Material
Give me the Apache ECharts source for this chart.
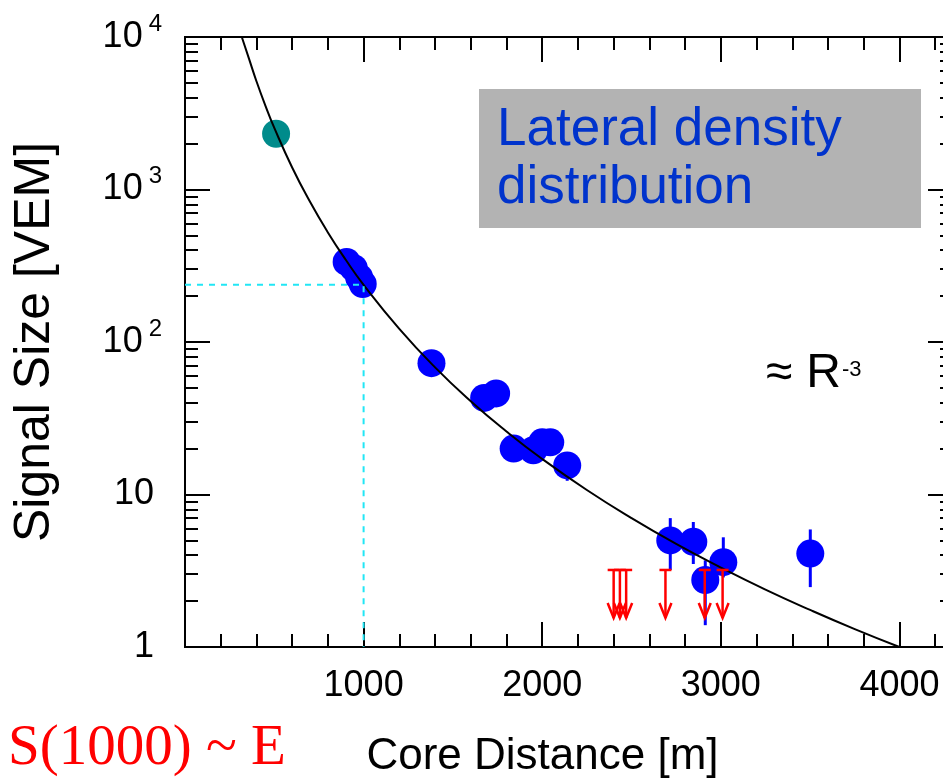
<!DOCTYPE html>
<html>
<head>
<meta charset="utf-8">
<script src="https://cdn.jsdelivr.net/npm/echarts@6/dist/echarts.min.js"></script>
<style>
html, body { margin: 0; padding: 0; background: #fff; }
#chart { width: 943px; height: 783px; }
</style>
</head>
<body>
<div id="chart"></div>
<script>
// lateral distribution fit (samples)
const fitR = [318, 360, 400, 450, 500, 600, 700, 800, 900, 1000, 1200, 1400, 1600, 1800, 2000, 2250, 2500, 2750, 3000, 3250, 3500, 3750, 4000];
const fitS = [10000, 7100, 5130, 3550, 2535, 1395, 830, 523, 346, 237, 122, 68.2, 40.9, 25.9, 17.1, 10.7, 7.0, 4.74, 3.32, 2.38, 1.75, 1.31, 1.0];

// triggered stations (blue), error bars where they stick out of the marker
const hitR = [905, 945, 975, 995, 1380, 1675, 1742, 1840, 1950, 2000, 2045, 2140, 2717, 2846, 2913, 3014, 3501];
const hitS = [335, 305, 265, 240, 72.6, 43, 46, 20, 19.5, 22, 22, 15.5, 5.0, 4.9, 2.75, 3.6, 4.1];
const hitLo = [null, null, null, null, null, null, null, null, null, null, null, 12.3, 3.2, 3.5, 1.39, 2.86, 2.47];
const hitHi = [null, null, null, null, null, null, null, null, null, null, null, 15.5, 7.0, 6.6, 3.7, 5.24, 5.9];

// saturated station (teal)
const satR = [510];
const satS = [2320];

// silent stations: upper limits (red arrows)
const limR = [2400, 2435, 2470, 2690, 2910, 3010];
const limS = [3.2, 3.2, 3.2, 3.2, 3.2, 3.2];
const limTip = [1.55, 1.55, 1.55, 1.55, 1.55, 1.55];

// S(1000) guide
const refR = [0, 1000, 1000];
const refS = [237, 237, 1];

// axes
const xMajor = [0, 1000, 2000, 3000, 4000];
const xLabelVals = [1000, 2000, 3000, 4000];
const xMinor = [200, 400, 600, 800, 1200, 1400, 1600, 1800, 2200, 2400, 2600, 2800, 3200, 3400, 3600, 3800, 4200];
const yMajor = [1, 10, 100, 1000, 10000];
const yLabelText = ['{a|1}', '{a|10}', '10{s|2}', '10{s|3}', '10{s|4}'];
const yMinor = [2, 3, 4, 5, 6, 7, 8, 9, 20, 30, 40, 50, 60, 70, 80, 90, 200, 300, 400, 500, 600, 700, 800, 900,
                2000, 3000, 4000, 5000, 6000, 7000, 8000, 9000];

const FONT = 'Liberation Sans';
const chart = echarts.init(document.getElementById('chart'));

function xAxisDef(pos, ticks, len, withLabels) {
    return {
        type: 'value', position: pos, min: 0, max: 4300,
        axisLine: { show: true, onZero: false, lineStyle: { color: '#000', width: 2 } },
        axisTick: { show: true, inside: true, length: len, customValues: ticks, lineStyle: { color: '#000', width: 2 } },
        axisLabel: withLabels ? {
            customValues: xLabelVals, margin: 21,
            fontFamily: FONT, fontSize: 36, color: '#000',
            formatter: function (v) { return String(v); }
        } : { show: false },
        splitLine: { show: false }
    };
}

function yAxisDef(pos, ticks, len, withLabels) {
    return {
        type: 'log', logBase: 10, position: pos, min: 1, max: 10000,
        axisLine: { show: true, onZero: false, lineStyle: { color: '#000', width: 2 } },
        axisTick: { show: true, inside: true, length: len, customValues: ticks, lineStyle: { color: '#000', width: 2 } },
        axisLabel: withLabels ? {
            customValues: yMajor, margin: 23,
            fontFamily: FONT, fontSize: 36, lineHeight: 56, color: '#000',
            formatter: function (v) {
                const i = yMajor.indexOf(Math.round(v));
                return i >= 0 ? yLabelText[i] : '';
            },
            rich: {
                a: { fontFamily: FONT, fontSize: 36, lineHeight: 56, color: '#000', padding: [0, 8, 0, 0] },
                s: { fontFamily: FONT, fontSize: 24, lineHeight: 24, color: '#000', padding: [0, 0, 26, 6] }
            }
        } : { show: false },
        splitLine: { show: false }
    };
}

const xMain = xAxisDef('bottom', xMajor, 25, true);
xMain.name = 'Core Distance [m]';
xMain.nameLocation = 'middle';
xMain.nameGap = 88;
xMain.nameTextStyle = { fontFamily: FONT, fontSize: 44, color: '#000', padding: [0, 53, 0, 0] };

const yMain = yAxisDef('left', yMajor, 25, true);
yMain.name = 'Signal Size [VEM]';
yMain.nameLocation = 'middle';
yMain.nameGap = 125;
yMain.nameTextStyle = { fontFamily: FONT, fontSize: 50, color: '#000' };

const errData = [];
hitR.forEach(function (r, i) {
    if (hitLo[i] !== null) errData.push([r, hitLo[i], hitHi[i]]);
});
const limData = limR.map(function (r, i) { return [r, limS[i], limTip[i]]; });

chart.setOption({
    animation: false,
    backgroundColor: '#fff',
    grid: { left: 185, top: 37, width: 768, height: 610, containLabel: false, outerBoundsMode: 'none' },
    xAxis: [
        xMain,
        xAxisDef('bottom', xMinor, 13, false),
        xAxisDef('top', xMajor, 25, false),
        xAxisDef('top', xMinor, 13, false)
    ],
    yAxis: [
        yMain,
        yAxisDef('left', yMinor, 13, false),
        yAxisDef('right', yMajor, 25, false),
        yAxisDef('right', yMinor, 13, false)
    ],
    series: [
        {
            name: 'stations', type: 'scatter', symbol: 'circle', symbolSize: 28, z: 2,
            itemStyle: { color: '#0000ff', opacity: 1 },
            data: hitR.map(function (r, i) { return [r, hitS[i]]; })
        },
        {
            name: 'saturated', type: 'scatter', symbol: 'circle', symbolSize: 28, z: 2,
            itemStyle: { color: '#008b8b', opacity: 1 },
            data: satR.map(function (r, i) { return [r, satS[i]]; })
        },
        {
            name: 'errors', type: 'custom', z: 3,
            encode: { x: 0, y: [1, 2] },
            data: errData,
            renderItem: function (params, api) {
                const a = api.coord([api.value(0), api.value(1)]);
                const b = api.coord([api.value(0), api.value(2)]);
                return {
                    type: 'line',
                    shape: { x1: a[0], y1: a[1], x2: b[0], y2: b[1] },
                    style: { stroke: '#0000ff', lineWidth: 3 }
                };
            }
        },
        {
            name: 'fit', type: 'line', smooth: true, showSymbol: false, z: 4,
            lineStyle: { color: '#000', width: 2 },
            data: fitR.map(function (r, i) { return [r, fitS[i]]; })
        },
        {
            name: 'S1000', type: 'line', showSymbol: false, z: 5,
            lineStyle: { color: '#22e6f5', width: 2, type: [6, 6] },
            data: refR.map(function (r, i) { return [r, refS[i]]; })
        },
        {
            name: 'limits', type: 'custom', z: 6,
            encode: { x: 0, y: [1, 2] },
            data: limData,
            renderItem: function (params, api) {
                const top = api.coord([api.value(0), api.value(1)]);
                const tip = api.coord([api.value(0), api.value(2)]);
                const st = { stroke: '#ff0000', lineWidth: 2.5, fill: null };
                return {
                    type: 'group',
                    children: [
                        { type: 'line', shape: { x1: top[0] - 6, y1: top[1], x2: top[0] + 6, y2: top[1] }, style: st },
                        { type: 'line', shape: { x1: top[0], y1: top[1], x2: tip[0], y2: tip[1] }, style: st },
                        { type: 'polyline', shape: { points: [[tip[0] - 6, tip[1] - 15], [tip[0], tip[1]], [tip[0] + 6, tip[1] - 15]] }, style: st }
                    ]
                };
            }
        }
    ],
    graphic: [
        {
            type: 'rect', left: 479, top: 89, z: 10,
            shape: { width: 442, height: 139 },
            style: { fill: '#b3b3b3' }
        },
        {
            type: 'text', x: 497, y: 101, z: 11,
            style: {
                text: 'Lateral density\ndistribution',
                font: '53px "Liberation Sans"', fill: '#0033cc',
                lineHeight: 58, align: 'left', verticalAlign: 'top',
                textAlign: 'left', textVerticalAlign: 'top'
            }
        },
        {
            type: 'text', x: 766, y: 374, z: 11,
            style: {
                text: '{e|≈}{r|R}{s|-3}',
                font: '48px "Liberation Sans"', fill: '#000',
                align: 'left', verticalAlign: 'middle',
                textAlign: 'left', textVerticalAlign: 'middle',
                rich: {
                    e: { fontFamily: FONT, fontSize: 48, lineHeight: 48, fill: '#000' },
                    r: { fontFamily: FONT, fontSize: 48, lineHeight: 48, fill: '#000', padding: [0, 0, 0, 14] },
                    s: { fontFamily: FONT, fontSize: 22, lineHeight: 22, fill: '#000', padding: [0, 0, 8, 1] }
                }
            }
        },
        {
            type: 'text', x: 8, y: 749, z: 11,
            style: {
                text: 'S(1000) ~ E',
                font: '57px "Liberation Serif"', fill: '#ff0000',
                align: 'left', verticalAlign: 'middle',
                textAlign: 'left', textVerticalAlign: 'middle'
            }
        }
    ]
});
</script>
</body>
</html>
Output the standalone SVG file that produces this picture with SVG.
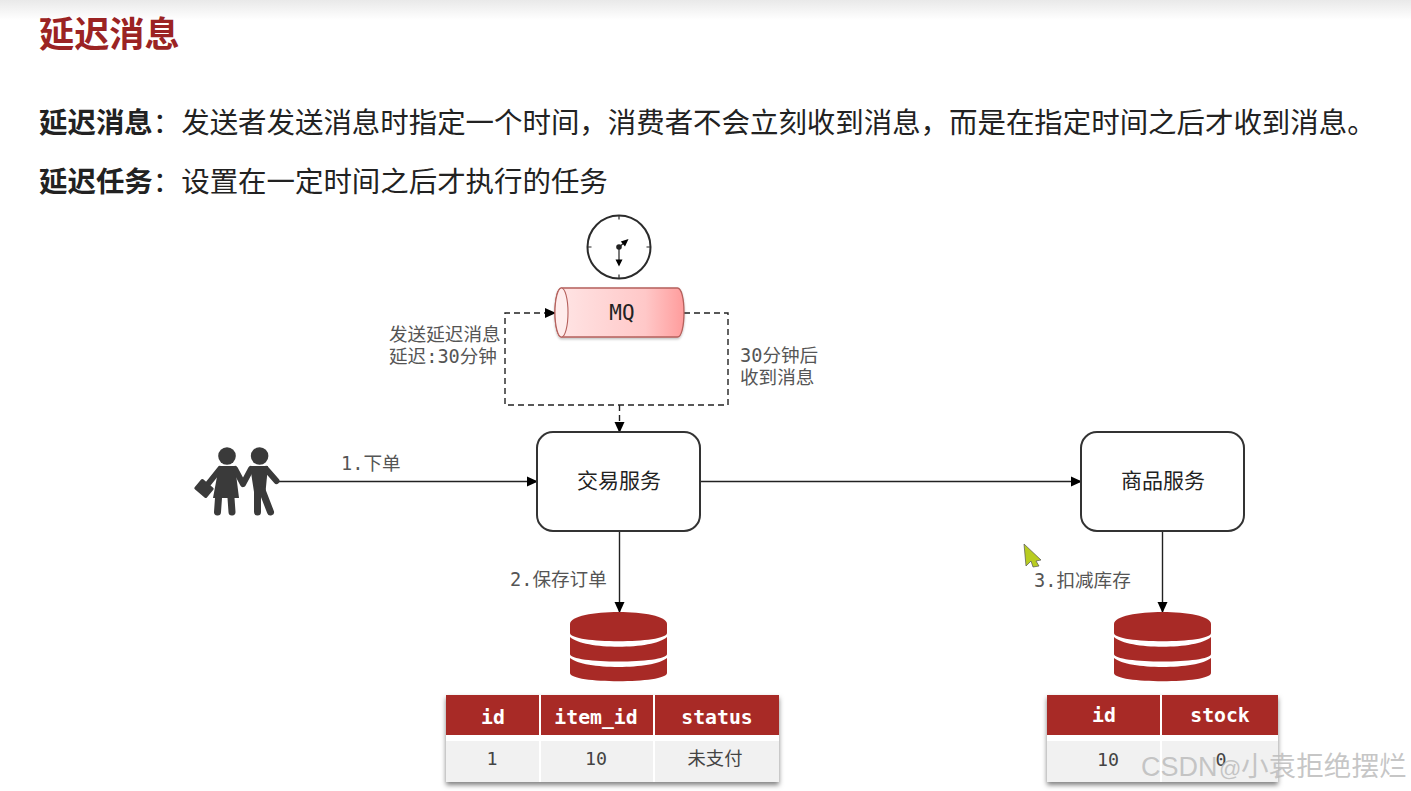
<svg xmlns="http://www.w3.org/2000/svg" width="1411" height="791" viewBox="0 0 1411 791">
<style>
.cjk{font-family:"Noto Sans CJK SC","Noto Sans",sans-serif}
.mono{font-family:"DejaVu Sans Mono","Noto Sans CJK SC",monospace}
.lbl{font-size:18.6px;fill:#555}
.node{fill:#fff;stroke:#333;stroke-width:2}
.ntxt{font-size:21px;fill:#222;text-anchor:middle}
.conn{fill:none;stroke:#222;stroke-width:1.4}
.dash{stroke-dasharray:6 4}
.hd{fill:#a82a26}
.row{fill:#f1f1f1}
.th{font-size:19.8px;font-weight:700;fill:#fff;text-anchor:middle}
.td{font-size:18.3px;fill:#444;text-anchor:middle}
.ppl{fill:#3a3a3a}
.pst{fill:none;stroke:#3a3a3a;stroke-linecap:round;stroke-linejoin:round}
</style>
<defs>
<linearGradient id="top" x1="0" y1="0" x2="0" y2="1"><stop offset="0" stop-color="#e9e9e9"/><stop offset="1" stop-color="#fff"/></linearGradient>
<linearGradient id="cyl" x1="0" y1="0" x2="1" y2="0"><stop offset="0" stop-color="#ffe6e6"/><stop offset="0.7" stop-color="#ffc8c8"/><stop offset="1" stop-color="#ff9c9c"/></linearGradient>
<filter id="sh" x="-5%" y="-10%" width="110%" height="125%"><feDropShadow dx="0" dy="3" stdDeviation="2.5" flood-color="#000" flood-opacity="0.5"/></filter>
<filter id="sh2" x="-5%" y="-10%" width="110%" height="125%"><feDropShadow dx="0" dy="1.5" stdDeviation="1" flood-color="#000" flood-opacity="0.25"/></filter>
<marker id="arr" markerWidth="11" markerHeight="11" refX="10" refY="5.5" orient="auto" markerUnits="userSpaceOnUse"><path d="M0 0.5L11 5.5L0 10.5Z" fill="#000"/></marker>
<g id="db">
<path class="hd" d="M0 12C0 -4 97 -4 97 12V21C97 32 0 32 0 21Z"/>
<path class="hd" d="M0 25C14 38 83 38 97 25V42C97 52 0 52 0 42Z"/>
<path class="hd" d="M0 46C14 58 83 58 97 46V61C97 72 0 72 0 61Z"/>
</g>
</defs>
<rect width="1411" height="791" fill="#fff"/>
<rect width="1411" height="20" fill="url(#top)"/>
<text class="cjk" x="39" y="47" font-size="35.2" font-weight="700" fill="#9b2323">延迟消息</text>
<text class="cjk" x="39" y="133" font-size="28.45" fill="#222"><tspan font-weight="700">延迟消息</tspan>：发送者发送消息时指定一个时间，消费者不会立刻收到消息，而是在指定时间之后才收到消息。</text>
<text class="cjk" x="39" y="192" font-size="28.45" fill="#222"><tspan font-weight="700">延迟任务</tspan>：设置在一定时间之后才执行的任务</text>

<g id="connectors">
<path class="conn" d="M278 481.5H537" marker-end="url(#arr)"/>
<path class="conn" d="M700 481.5H1081" marker-end="url(#arr)"/>
<path class="conn" d="M619.5 531V612" marker-end="url(#arr)"/>
<path class="conn" d="M1162.5 531V612" marker-end="url(#arr)"/>
<path class="conn dash" d="M684 313H728V405H505V313H555" marker-end="url(#arr)"/>
<path class="conn dash" d="M619.5 405V432" marker-end="url(#arr)"/>
<text class="mono lbl" x="389" y="341">发送延迟消息</text>
<text class="mono lbl" x="389" y="363">延迟:30分钟</text>
<text class="mono lbl" x="740" y="362">30分钟后</text>
<text class="mono lbl" x="740" y="384">收到消息</text>
<text class="mono lbl" x="341" y="470">1.下单</text>
<text class="mono lbl" x="510" y="586">2.保存订单</text>
<text class="mono lbl" x="1034" y="587">3.扣减库存</text>
</g>

<g id="clock">
<circle cx="619" cy="247" r="31.5" fill="#fff" stroke="#2b2b2b" stroke-width="2"/>
<path d="M619 215.5v4M619 278.5v-4M587.5 247h4M650.5 247h-4" stroke="#2b2b2b" stroke-width="1.2"/>
<circle cx="619" cy="247" r="2.8" fill="#222"/>
<path d="M619 247L624 243M619 247V261" stroke="#222" stroke-width="1.2"/>
<path d="M628.5 239L620.8 241.5L625 246.5Z M619 266.5L615.5 259.5H622.5Z" fill="#000"/>
</g>

<g id="mq">
<path d="M561.5 288H677.5C681.5 288 684 299 684 312.5S681.5 337 677.5 337H561.5C557.5 337 555 326 555 312.5S557.5 288 561.5 288Z" fill="url(#cyl)" stroke="#b5605c" stroke-width="1.3" filter="url(#sh2)"/>
<ellipse cx="561.5" cy="312.5" rx="6.5" ry="24.5" fill="#ffecec" stroke="#b5605c" stroke-width="1.1"/>
<text class="mono" x="622" y="320" font-size="21" fill="#222" text-anchor="middle">MQ</text>
</g>

<g id="user">
<circle class="ppl" cx="227" cy="456" r="8.8"/>
<circle class="ppl" cx="259.6" cy="456" r="8.8"/>
<path class="ppl" d="M219 466H235L239 498H213Z"/>
<path class="pst" stroke-width="7" d="M218.5 498L217.5 512M231 498L232 512"/>
<path class="pst" stroke-width="6" d="M220 469L208 484M235 469L243 484L251 469"/>
<path class="ppl" d="M250 466H268L265.5 492H254Z"/>
<path class="pst" stroke-width="7" d="M257.5 490L257.5 512M262 490L270.5 512"/>
<path class="pst" stroke-width="6" d="M266 469L276.5 481"/>
<rect class="ppl" x="196" y="482" width="16" height="13" rx="1.5" transform="rotate(40 204 488.5)"/>
</g>

<g id="trade">
<rect class="node" x="537" y="432" width="163" height="99" rx="16"/>
<text class="cjk ntxt" x="619" y="488">交易服务</text>
</g>
<g id="goods">
<rect class="node" x="1081" y="432" width="163" height="99" rx="16"/>
<text class="cjk ntxt" x="1163" y="488">商品服务</text>
</g>

<use id="db1" href="#db" x="570" y="612"/>
<use id="db2" href="#db" x="1114" y="612"/>

<g id="table1">
<rect x="446" y="695" width="333" height="87" fill="#fff" filter="url(#sh)"/>
<rect class="hd" x="446" y="695" width="93" height="40"/>
<rect class="hd" x="541" y="695" width="112" height="40"/>
<rect class="hd" x="655" y="695" width="124" height="40"/>
<rect class="row" x="446" y="741" width="93" height="41"/>
<rect class="row" x="541" y="741" width="112" height="41"/>
<rect class="row" x="655" y="741" width="124" height="41"/>
<text class="mono th" x="493" y="724">id</text>
<text class="mono th" x="596" y="724">item_id</text>
<text class="mono th" x="717" y="724">status</text>
<text class="mono td" x="492" y="765">1</text>
<text class="mono td" x="596" y="765">10</text>
<text class="mono td" x="715" y="765">未支付</text>
</g>
<g id="table2">
<rect x="1047" y="695" width="231" height="87" fill="#fff" filter="url(#sh)"/>
<rect class="hd" x="1047" y="695" width="113" height="40"/>
<rect class="hd" x="1162" y="695" width="116" height="40"/>
<rect class="row" x="1047" y="741" width="113" height="41"/>
<rect class="row" x="1162" y="741" width="116" height="41"/>
<text class="mono th" x="1104" y="722">id</text>
<text class="mono th" x="1220" y="722">stock</text>
<text class="mono td" x="1108" y="766">10</text>
<text class="mono td" x="1221" y="766">0</text>
</g>

<path id="cursor" d="M1024 544L1041 560L1036 561L1039 566L1033 567L1031 561L1026 566Z" fill="#b8cc20" stroke="#555" stroke-width="0.7"/>
<text id="watermark" x="1141" y="776" font-family="'Liberation Sans','Noto Sans CJK SC',sans-serif" font-size="27" fill="#bcbcbc" fill-opacity="0.85">CSDN <tspan x="1219" font-size="22">@</tspan><tspan x="1241" font-size="27.6">小袁拒绝摆烂</tspan></text>
</svg>
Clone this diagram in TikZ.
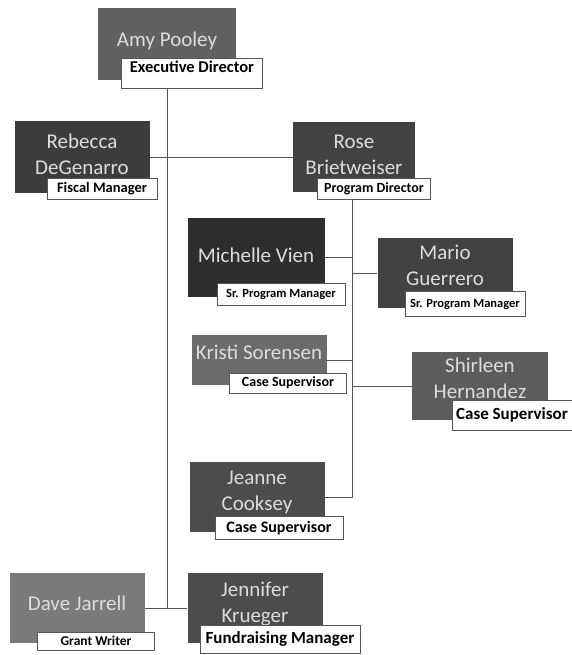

Request
Where a line of the records above holds the word "this", copy that line.

Reply
Give me the Apache ECharts source for this chart.
Output the standalone SVG file that produces this picture with SVG.
Clone this diagram in TikZ.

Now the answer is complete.